- Exercise objective -
Count the lines below that include the word "code" and write that number alone.

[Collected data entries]
★ ★ ★ ★ ★

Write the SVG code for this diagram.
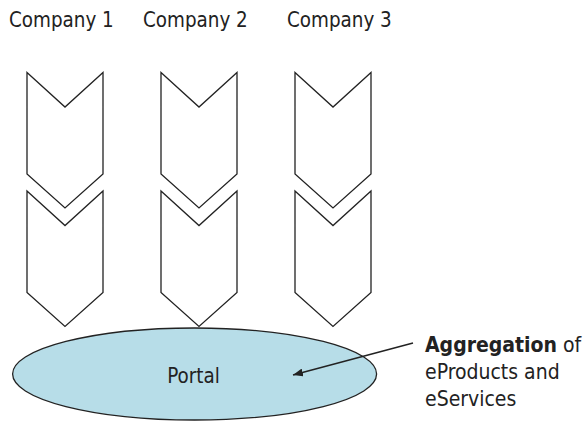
<svg xmlns="http://www.w3.org/2000/svg" width="585" height="421" viewBox="0 0 585 421">
<defs>
<style>
text{font-family:"DejaVu Sans Condensed","DejaVu Sans",sans-serif;font-size:20.4px;fill:#222}
.note{font-size:21px}
.chev{fill:#fff;stroke:#222;stroke-width:1.3;stroke-linejoin:miter}
.portal{fill:#b7dde8;stroke:#222;stroke-width:1.3}
.conn{stroke:#222;stroke-width:1.3;fill:none}
</style>
<path id="chevron" d="M0,0 L38,34.5 L76,0 V101.5 L38,135.5 L0,101.5 Z"/>
<marker id="ah" viewBox="0 0 10 8" refX="10" refY="4" markerWidth="10" markerHeight="8" markerUnits="userSpaceOnUse" orient="auto">
<path d="M0,0 L10,4 L0,8 Z" fill="#222"/>
</marker>
</defs>
<g id="labels">
<text x="9" y="26.5">Company 1</text>
<text x="143" y="26.5">Company 2</text>
<text x="287" y="26.5">Company 3</text>
</g>
<g id="company1">
<use href="#chevron" class="chev" x="27" y="191"/>
<use href="#chevron" class="chev" x="27" y="72.5"/>
</g>
<g id="company2">
<use href="#chevron" class="chev" x="161" y="191"/>
<use href="#chevron" class="chev" x="161" y="72.5"/>
</g>
<g id="company3">
<use href="#chevron" class="chev" x="295" y="191"/>
<use href="#chevron" class="chev" x="295" y="72.5"/>
</g>
<g id="portal">
<ellipse class="portal" cx="194.6" cy="374" rx="182" ry="46"/>
<text x="193.5" y="383" text-anchor="middle">Portal</text>
</g>
<g id="connectors">
<line class="conn" x1="413" y1="343" x2="293" y2="375" marker-end="url(#ah)"/>
</g>
<g id="note">
<text class="note" x="425" y="351.5"><tspan font-weight="bold">Aggregation</tspan> of</text>
<text class="note" x="425" y="379">eProducts and</text>
<text class="note" x="425" y="406">eServices</text>
</g>
</svg>
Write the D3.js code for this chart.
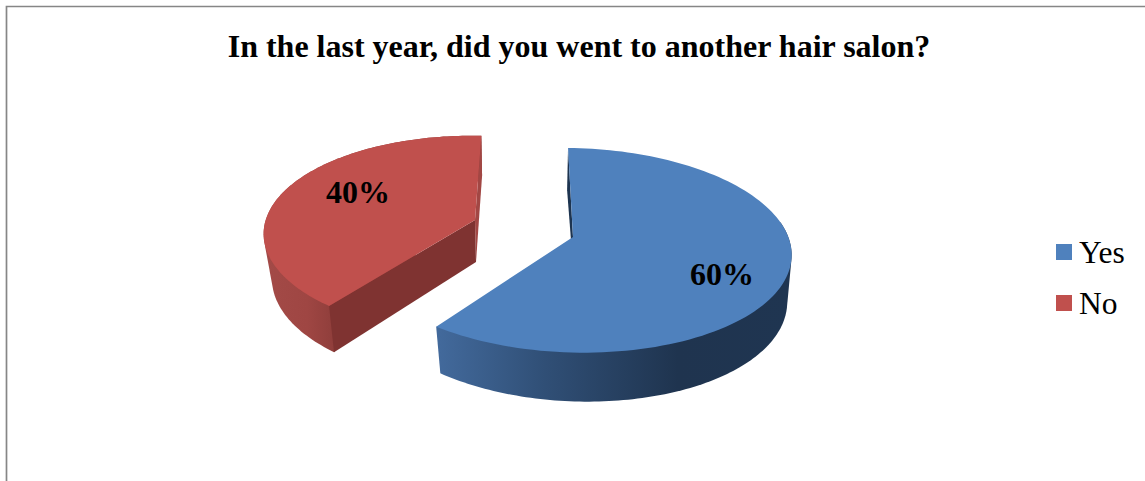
<!DOCTYPE html>
<html>
<head>
<meta charset="utf-8">
<title>Hair salon survey</title>
<script src="https://cdn.jsdelivr.net/npm/d3@7/dist/d3.min.js"></script>
<style>
  html, body { margin: 0; padding: 0; background: #fff; }
  svg { display: block; }
  text { font-family: "Liberation Serif", serif; fill: #000; }
</style>
</head>
<body>
<svg id="chart" width="1145" height="481"></svg>
<script>
const titleText = "In the last year, did you went to another hair salon?";
const categories = ["Yes", "No"];
const shares = [60, 40];

const topColors = ["#4f81bd", "#c0504d"];
const cutColors = ["#1d3450", "#7f3331"];
const endWallColor = "#a24744";

// Each slice has a projected top rim and a projected bottom rim.
const sliceViews = [
  {
    top: { cx: 573, cy: 237, rx: 216, ry: 100.6, shear: 5.6, tilt: 2, p: 0.13, turn: 0 },
    bottom: { cx: 574, cy: 279, rx: 209, ry: 103, shear: 8, tilt: 2, p: 0.16, turn: 0 },
    wallFrom: 1.4,
    label: [722, 274]
  },
  {
    top: { cx: 475, cy: 220, rx: 209, ry: 97, shear: 0, tilt: 1, p: 0.15, turn: 0.035 },
    bottom: { cx: 476, cy: 262, rx: 201.5, ry: 100, shear: 0, tilt: 0, p: 0.16, turn: 0.035 },
    wallFrom: null,
    label: [358, 192]
  }
];

const svg = d3.select("#chart");

const defs = svg.append("defs");
const blueSide = defs.append("linearGradient")
  .attr("id", "side-0").attr("gradientUnits", "userSpaceOnUse")
  .attr("x1", 440).attr("x2", 790).attr("y1", 0).attr("y2", 0);
[[0, "#42699b"], [0.3, "#304f76"], [0.68, "#1f344f"], [1, "#1f3551"]].forEach(([o, c]) =>
  blueSide.append("stop").attr("offset", o).attr("stop-color", c));
const redSide = defs.append("linearGradient")
  .attr("id", "side-1").attr("gradientUnits", "userSpaceOnUse")
  .attr("x1", 265).attr("x2", 335).attr("y1", 0).attr("y2", 0);
[[0, "#a34a47"], [0.6, "#9f4643"], [1, "#8f3e3b"]].forEach(([o, c]) =>
  redSide.append("stop").attr("offset", o).attr("stop-color", c));

// Perspective projection of a pie angle onto a slice's rim.
function project(view, angle, radius = 1) {
  const a = angle + view.turn;
  const u = radius * Math.sin(a);
  const v = -radius * Math.cos(a);
  const s = 1 / (1 - view.p * v);
  return [
    view.cx + view.rx * u * s + view.shear * v * s,
    view.cy + view.ry * v * s + view.tilt * u * s
  ];
}

function rim(view, a0, a1) {
  return d3.range(0, 121).map(i => project(view, a0 + (a1 - a0) * i / 120));
}

const pathOf = d3.line();
const closed = pts => pathOf(pts) + "Z";

const pie = d3.pie().sort(null)(shares);

// Frame around the plot area
svg.append("path")
  .attr("d", "M6.5,481V6.5H1145")
  .attr("fill", "none")
  .attr("stroke", "#868686")
  .attr("stroke-width", 1.7);

// Title
svg.append("text")
  .attr("x", 579).attr("y", 57)
  .attr("text-anchor", "middle")
  .attr("font-size", 32)
  .attr("font-weight", "bold")
  .text(titleText);

// Slices: outer wall, then the radial walls, then the top surface
const slices = svg.selectAll("g.slice").data(pie).join("g").attr("class", "slice");

slices.each(function (d, i) {
  const g = d3.select(this);
  const view = sliceViews[i];
  const a0 = d.startAngle, a1 = d.endAngle;
  const radialWall = a => closed([
    project(view.top, a, 0), project(view.top, a),
    project(view.bottom, a), project(view.bottom, a, 0)
  ]);

  // Outer curved wall: the convex outline swept between the two rims
  const from = view.wallFrom === null ? a0 : view.wallFrom;
  const wallPts = d3.polygonHull(rim(view.top, from, a1).concat(rim(view.bottom, from, a1)));
  g.append("path")
    .attr("d", closed(wallPts))
    .attr("fill", `url(#side-${i})`);

  // Radial wall at the end of the slice, seen edge-on
  if (i === 1) {
    g.append("path")
      .attr("d", radialWall(a1))
      .attr("fill", endWallColor);
  }

  // Radial wall at the start of the slice
  g.append("path")
    .attr("d", radialWall(a0))
    .attr("fill", cutColors[i]);

  // Top surface
  g.append("path")
    .attr("d", closed([project(view.top, a0, 0)].concat(rim(view.top, a0, a1))))
    .attr("fill", topColors[i]);
});

// Percentage labels
slices.append("text")
  .attr("x", (d, i) => sliceViews[i].label[0])
  .attr("y", (d, i) => sliceViews[i].label[1])
  .attr("dy", "0.35em")
  .attr("text-anchor", "middle")
  .attr("font-size", 32)
  .attr("font-weight", "bold")
  .text(d => d.value + "%");

// Legend
const legendY = d3.scalePoint().domain(categories).range([252, 303]);
const legend = svg.selectAll("g.legend").data(categories).join("g")
  .attr("class", "legend")
  .attr("transform", d => `translate(0,${legendY(d)})`);
legend.append("rect")
  .attr("x", 1056).attr("y", -8).attr("width", 16).attr("height", 16)
  .attr("fill", (d, i) => topColors[i]);
legend.append("text")
  .attr("x", 1079).attr("y", 11)
  .attr("font-size", 31.5)
  .text(d => d);
</script>
</body>
</html>
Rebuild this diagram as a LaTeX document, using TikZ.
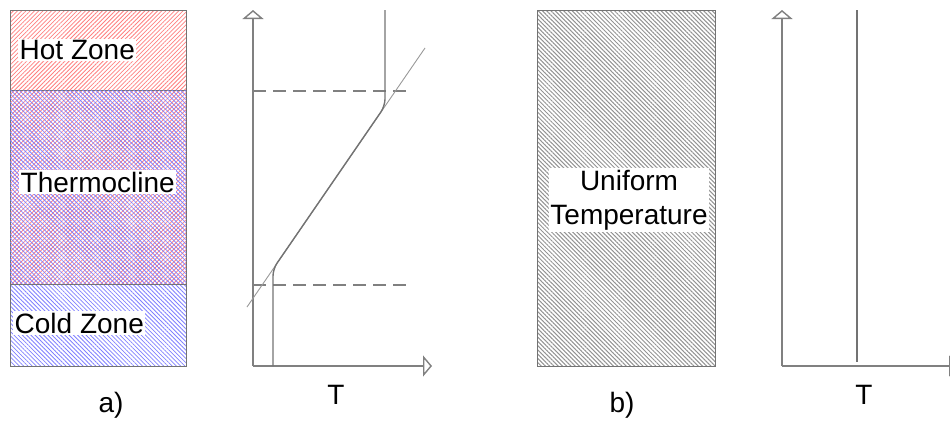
\documentclass[tikz,border=0pt]{standalone}
\usepackage{fontspec}
\setmainfont{Liberation Sans}
\usetikzlibrary{positioning,arrows.meta,patterns.meta}

\begin{document}
\begin{tikzpicture}[
    x=1pt, y=-1pt,
    zone/.style={
        draw=gray!90!black,
        line width=1pt,
        outer sep=0pt,
        inner sep=0pt,
        minimum width=176pt
    },
    hotfill/.style={pattern={Lines[angle=45,distance=3pt,line width=0.8pt]}, pattern color=red!50},
    coldfill/.style={pattern={Lines[angle=-45,distance=3pt,line width=0.8pt]}, pattern color=blue!50},
    grayfill/.style={pattern={Lines[angle=-45,distance=3pt,line width=1pt]}, pattern color=gray!85},
    zonelabel/.style={fill=white, inner sep=1.5pt, font=\fontsize{28}{34}\selectfont},
    caption/.style={font=\fontsize{28}{34}\selectfont},
    axisline/.style={draw=gray, line width=1.4pt, -{Triangle[open, length=9pt, width=21pt]}},
    guide/.style={draw=gray, line width=1.3pt, dash pattern=on 13pt off 7pt},
    profile/.style={draw=gray!90!black, line width=1.4pt, rounded corners=7pt},
    trend/.style={draw=gray!80, line width=0.9pt}
]
\useasboundingbox (0,0) rectangle (950,423);
\clip (0,0) rectangle (950,423);

% a) stratified tank
\node[zone, hotfill, minimum height=80pt, anchor=north west] (hot) at (10,10) {};
\node[zone, hotfill, minimum height=194pt, below=0pt of hot,
      postaction={coldfill}] (thermo) {};
\node[zone, coldfill, minimum height=82pt, below=0pt of thermo] (cold) {};

\node[zonelabel, anchor=west] (hotlbl) at ([xshift=8pt]hot.west) {Hot Zone};
\node[zonelabel, anchor=west] (thermolbl) at ([xshift=9pt, yshift=5pt]thermo.west) {Thermocline};
\node[zonelabel, anchor=west] (coldlbl) at ([xshift=3pt, yshift=2pt]cold.west) {Cold Zone};

\node[caption] (capa) at (111,405) {a)};

% a) temperature profile
\coordinate (Oa) at (253,366);
\coordinate (Ya) at (253,10);
\coordinate (Xa) at (432,366);
\draw[axisline] (Oa) -- (Ya);
\draw[axisline] (Oa) -- (Xa);

\coordinate (hiL) at (253,91);
\coordinate (hiR) at (407,91);
\coordinate (loL) at (253,285);
\coordinate (loR) at (407,285);
\draw[guide] (hiL) -- (hiR);
\draw[guide] (loL) -- (loR);

\coordinate (trTop) at (425,48);
\coordinate (trBot) at (247,307);
\draw[trend] (trTop) -- (trBot);

\coordinate (hotTop) at (385,10);
\coordinate (hotKnee) at (385,106);
\coordinate (coldKnee) at (273,269);
\coordinate (coldBot) at (273,366);
\draw[profile] (hotTop) -- (hotKnee) -- (coldKnee) -- (coldBot);

\node[caption] (Ta) at (336,395) {T};

% b) mixed tank
\node[zone, grayfill, minimum width=178pt, minimum height=356pt, anchor=north west] (uniform) at (537,10) {};
\node[zonelabel, align=center] (unilbl) at ([xshift=3pt, yshift=-12pt]uniform.center) {Uniform\\Temperature};

\node[caption] (capb) at (622,405) {b)};

% b) temperature profile
\coordinate (Ob) at (782,366);
\coordinate (Yb) at (782,10);
\coordinate (Xb) at (958,366);
\draw[axisline] (Ob) -- (Yb);
\draw[axisline] (Ob) -- (Xb);

\coordinate (uniTop) at (857,10);
\coordinate (uniBot) at (857,362);
\draw[profile] (uniTop) -- (uniBot);

\node[caption] (Tb) at (864,395) {T};

\end{tikzpicture}
\end{document}
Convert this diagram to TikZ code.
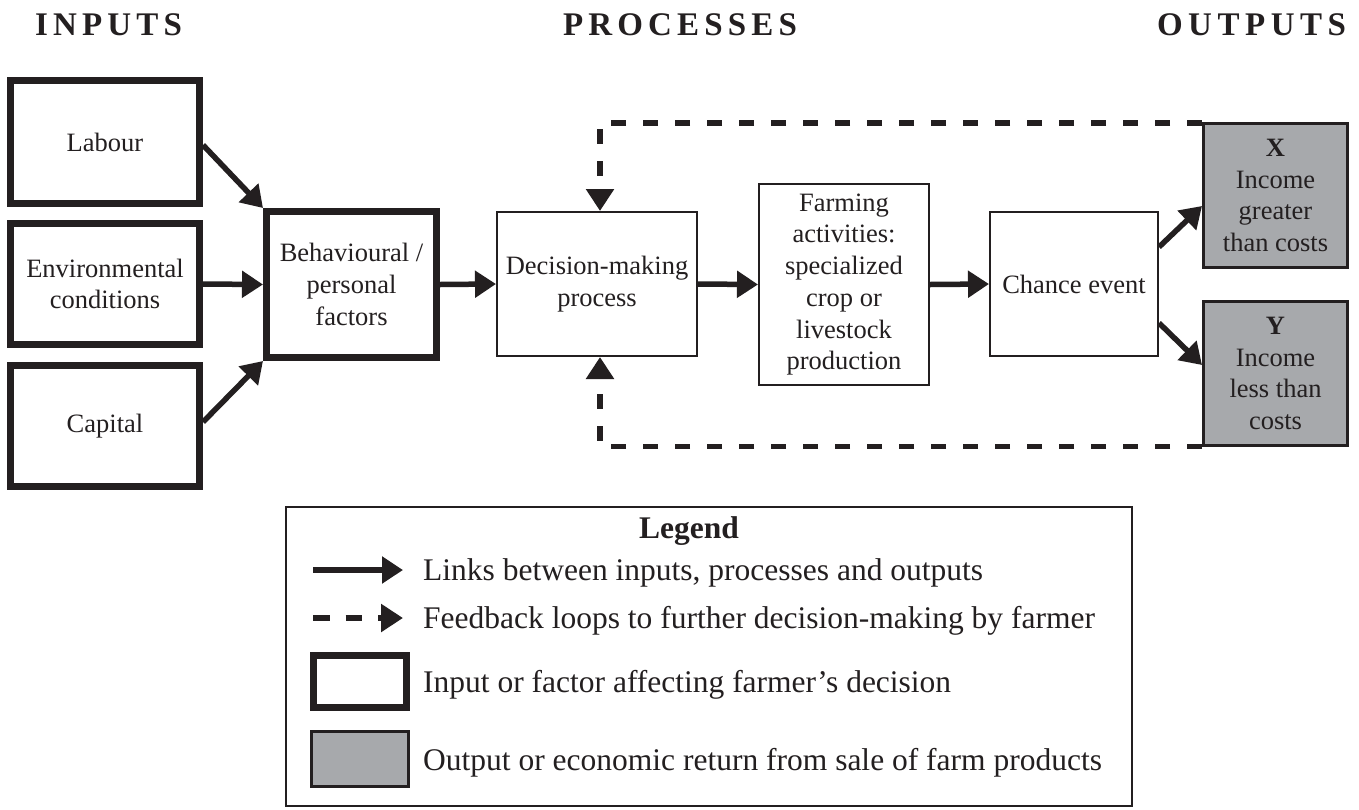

★ ★ ★ ★ ★

- Correct output -
3